§ WRITTEN PROBLEM: Please return the full listing below without altering anything.

§ AVAILABLE DATA:
☆ ☆ ☆ ☆ ☆
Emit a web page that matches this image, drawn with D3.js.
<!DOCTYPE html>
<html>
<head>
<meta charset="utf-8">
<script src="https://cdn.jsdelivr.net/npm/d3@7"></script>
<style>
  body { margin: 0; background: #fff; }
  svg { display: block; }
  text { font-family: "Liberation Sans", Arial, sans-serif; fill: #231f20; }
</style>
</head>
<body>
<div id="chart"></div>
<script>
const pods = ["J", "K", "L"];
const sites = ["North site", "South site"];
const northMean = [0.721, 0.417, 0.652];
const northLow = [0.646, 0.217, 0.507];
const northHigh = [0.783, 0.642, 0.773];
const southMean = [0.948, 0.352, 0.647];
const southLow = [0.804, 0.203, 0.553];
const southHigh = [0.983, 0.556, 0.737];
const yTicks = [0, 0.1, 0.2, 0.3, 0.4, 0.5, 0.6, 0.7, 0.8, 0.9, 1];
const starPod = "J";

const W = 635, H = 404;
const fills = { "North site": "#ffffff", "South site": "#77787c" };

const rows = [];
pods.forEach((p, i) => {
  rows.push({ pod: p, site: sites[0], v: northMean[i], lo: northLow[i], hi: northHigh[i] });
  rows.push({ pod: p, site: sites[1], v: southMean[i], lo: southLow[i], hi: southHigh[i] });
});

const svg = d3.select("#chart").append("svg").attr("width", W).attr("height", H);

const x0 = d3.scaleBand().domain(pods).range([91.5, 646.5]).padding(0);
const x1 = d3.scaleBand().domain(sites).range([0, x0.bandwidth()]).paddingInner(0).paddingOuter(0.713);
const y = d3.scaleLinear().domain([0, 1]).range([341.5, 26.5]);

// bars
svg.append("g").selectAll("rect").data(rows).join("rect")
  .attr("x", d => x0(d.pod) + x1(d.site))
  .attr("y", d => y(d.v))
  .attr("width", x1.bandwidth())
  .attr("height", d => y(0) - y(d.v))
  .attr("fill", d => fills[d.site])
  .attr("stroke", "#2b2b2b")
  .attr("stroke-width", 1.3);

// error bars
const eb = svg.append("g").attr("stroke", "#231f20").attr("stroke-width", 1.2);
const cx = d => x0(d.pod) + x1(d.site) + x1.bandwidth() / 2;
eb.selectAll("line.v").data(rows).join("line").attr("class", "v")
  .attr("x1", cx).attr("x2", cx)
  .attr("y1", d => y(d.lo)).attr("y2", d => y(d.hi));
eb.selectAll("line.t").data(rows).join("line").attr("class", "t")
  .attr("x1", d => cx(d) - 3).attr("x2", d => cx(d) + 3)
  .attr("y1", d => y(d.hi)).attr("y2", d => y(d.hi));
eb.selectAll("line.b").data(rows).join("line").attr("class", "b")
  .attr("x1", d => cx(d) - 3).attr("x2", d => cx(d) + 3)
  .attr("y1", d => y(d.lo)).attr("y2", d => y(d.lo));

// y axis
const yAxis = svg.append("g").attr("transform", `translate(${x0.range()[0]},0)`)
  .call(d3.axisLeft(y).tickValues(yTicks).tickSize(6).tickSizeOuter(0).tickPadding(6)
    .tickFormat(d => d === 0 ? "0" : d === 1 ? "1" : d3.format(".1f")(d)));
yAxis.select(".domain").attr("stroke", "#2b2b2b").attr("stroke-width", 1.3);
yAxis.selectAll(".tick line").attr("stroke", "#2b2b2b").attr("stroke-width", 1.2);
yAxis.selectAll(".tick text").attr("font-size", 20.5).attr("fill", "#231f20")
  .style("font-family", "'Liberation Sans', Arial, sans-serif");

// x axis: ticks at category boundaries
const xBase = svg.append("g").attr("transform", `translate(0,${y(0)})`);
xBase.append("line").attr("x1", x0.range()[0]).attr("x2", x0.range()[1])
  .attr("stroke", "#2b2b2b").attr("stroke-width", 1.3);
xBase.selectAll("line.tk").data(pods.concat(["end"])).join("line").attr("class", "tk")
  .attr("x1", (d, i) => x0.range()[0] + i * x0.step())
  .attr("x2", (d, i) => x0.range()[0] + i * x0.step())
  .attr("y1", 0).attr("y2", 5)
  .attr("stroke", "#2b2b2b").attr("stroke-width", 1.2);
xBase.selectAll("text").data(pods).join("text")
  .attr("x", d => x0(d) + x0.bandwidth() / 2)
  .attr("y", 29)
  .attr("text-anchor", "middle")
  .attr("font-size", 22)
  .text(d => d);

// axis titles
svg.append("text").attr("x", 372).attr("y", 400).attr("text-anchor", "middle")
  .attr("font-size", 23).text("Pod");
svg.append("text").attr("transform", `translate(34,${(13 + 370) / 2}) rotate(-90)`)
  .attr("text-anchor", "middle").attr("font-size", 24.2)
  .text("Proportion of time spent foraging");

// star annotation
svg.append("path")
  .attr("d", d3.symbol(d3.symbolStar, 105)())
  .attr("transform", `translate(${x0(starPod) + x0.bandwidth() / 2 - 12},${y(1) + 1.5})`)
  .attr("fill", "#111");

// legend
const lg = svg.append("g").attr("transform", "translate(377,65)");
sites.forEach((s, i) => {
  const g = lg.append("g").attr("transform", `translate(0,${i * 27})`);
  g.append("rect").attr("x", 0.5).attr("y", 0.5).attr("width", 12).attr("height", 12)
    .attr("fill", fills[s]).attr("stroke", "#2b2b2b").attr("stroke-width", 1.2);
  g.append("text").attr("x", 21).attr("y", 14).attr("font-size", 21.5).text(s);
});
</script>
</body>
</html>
☆ ☆ ☆ ☆ ☆
§ EXPECTED OUTPUT:
Emit a web page that matches this image, drawn with D3.js.
<!DOCTYPE html>
<html>
<head>
<meta charset="utf-8">
<script src="https://cdn.jsdelivr.net/npm/d3@7"></script>
<style>
  body { margin: 0; background: #fff; }
  svg { display: block; }
  text { font-family: "Liberation Sans", Arial, sans-serif; fill: #231f20; }
</style>
</head>
<body>
<div id="chart"></div>
<script>
const pods = ["J", "K", "L"];
const sites = ["North site", "South site"];
const northMean = [0.721, 0.417, 0.652];
const northLow = [0.646, 0.217, 0.507];
const northHigh = [0.783, 0.642, 0.773];
const southMean = [0.948, 0.352, 0.647];
const southLow = [0.804, 0.203, 0.553];
const southHigh = [0.983, 0.556, 0.737];
const yTicks = [0, 0.1, 0.2, 0.3, 0.4, 0.5, 0.6, 0.7, 0.8, 0.9, 1];
const starPod = "J";

const W = 635, H = 404;
const fills = { "North site": "#ffffff", "South site": "#77787c" };

const rows = [];
pods.forEach((p, i) => {
  rows.push({ pod: p, site: sites[0], v: northMean[i], lo: northLow[i], hi: northHigh[i] });
  rows.push({ pod: p, site: sites[1], v: southMean[i], lo: southLow[i], hi: southHigh[i] });
});

const svg = d3.select("#chart").append("svg").attr("width", W).attr("height", H);

const x0 = d3.scaleBand().domain(pods).range([91.5, 646.5]).padding(0);
const x1 = d3.scaleBand().domain(sites).range([0, x0.bandwidth()]).paddingInner(0).paddingOuter(0.713);
const y = d3.scaleLinear().domain([0, 1]).range([341.5, 26.5]);

// bars
svg.append("g").selectAll("rect").data(rows).join("rect")
  .attr("x", d => x0(d.pod) + x1(d.site))
  .attr("y", d => y(d.v))
  .attr("width", x1.bandwidth())
  .attr("height", d => y(0) - y(d.v))
  .attr("fill", d => fills[d.site])
  .attr("stroke", "#2b2b2b")
  .attr("stroke-width", 1.3);

// error bars
const eb = svg.append("g").attr("stroke", "#231f20").attr("stroke-width", 1.2);
const cx = d => x0(d.pod) + x1(d.site) + x1.bandwidth() / 2;
eb.selectAll("line.v").data(rows).join("line").attr("class", "v")
  .attr("x1", cx).attr("x2", cx)
  .attr("y1", d => y(d.lo)).attr("y2", d => y(d.hi));
eb.selectAll("line.t").data(rows).join("line").attr("class", "t")
  .attr("x1", d => cx(d) - 3).attr("x2", d => cx(d) + 3)
  .attr("y1", d => y(d.hi)).attr("y2", d => y(d.hi));
eb.selectAll("line.b").data(rows).join("line").attr("class", "b")
  .attr("x1", d => cx(d) - 3).attr("x2", d => cx(d) + 3)
  .attr("y1", d => y(d.lo)).attr("y2", d => y(d.lo));

// y axis
const yAxis = svg.append("g").attr("transform", `translate(${x0.range()[0]},0)`)
  .call(d3.axisLeft(y).tickValues(yTicks).tickSize(6).tickSizeOuter(0).tickPadding(6)
    .tickFormat(d => d === 0 ? "0" : d === 1 ? "1" : d3.format(".1f")(d)));
yAxis.select(".domain").attr("stroke", "#2b2b2b").attr("stroke-width", 1.3);
yAxis.selectAll(".tick line").attr("stroke", "#2b2b2b").attr("stroke-width", 1.2);
yAxis.selectAll(".tick text").attr("font-size", 20.5).attr("fill", "#231f20")
  .style("font-family", "'Liberation Sans', Arial, sans-serif");

// x axis: ticks at category boundaries
const xBase = svg.append("g").attr("transform", `translate(0,${y(0)})`);
xBase.append("line").attr("x1", x0.range()[0]).attr("x2", x0.range()[1])
  .attr("stroke", "#2b2b2b").attr("stroke-width", 1.3);
xBase.selectAll("line.tk").data(pods.concat(["end"])).join("line").attr("class", "tk")
  .attr("x1", (d, i) => x0.range()[0] + i * x0.step())
  .attr("x2", (d, i) => x0.range()[0] + i * x0.step())
  .attr("y1", 0).attr("y2", 5)
  .attr("stroke", "#2b2b2b").attr("stroke-width", 1.2);
xBase.selectAll("text").data(pods).join("text")
  .attr("x", d => x0(d) + x0.bandwidth() / 2)
  .attr("y", 29)
  .attr("text-anchor", "middle")
  .attr("font-size", 22)
  .text(d => d);

// axis titles
svg.append("text").attr("x", 372).attr("y", 400).attr("text-anchor", "middle")
  .attr("font-size", 23).text("Pod");
svg.append("text").attr("transform", `translate(34,${(13 + 370) / 2}) rotate(-90)`)
  .attr("text-anchor", "middle").attr("font-size", 24.2)
  .text("Proportion of time spent foraging");

// star annotation
svg.append("path")
  .attr("d", d3.symbol(d3.symbolStar, 105)())
  .attr("transform", `translate(${x0(starPod) + x0.bandwidth() / 2 - 12},${y(1) + 1.5})`)
  .attr("fill", "#111");

// legend
const lg = svg.append("g").attr("transform", "translate(377,65)");
sites.forEach((s, i) => {
  const g = lg.append("g").attr("transform", `translate(0,${i * 27})`);
  g.append("rect").attr("x", 0.5).attr("y", 0.5).attr("width", 12).attr("height", 12)
    .attr("fill", fills[s]).attr("stroke", "#2b2b2b").attr("stroke-width", 1.2);
  g.append("text").attr("x", 21).attr("y", 14).attr("font-size", 21.5).text(s);
});
</script>
</body>
</html>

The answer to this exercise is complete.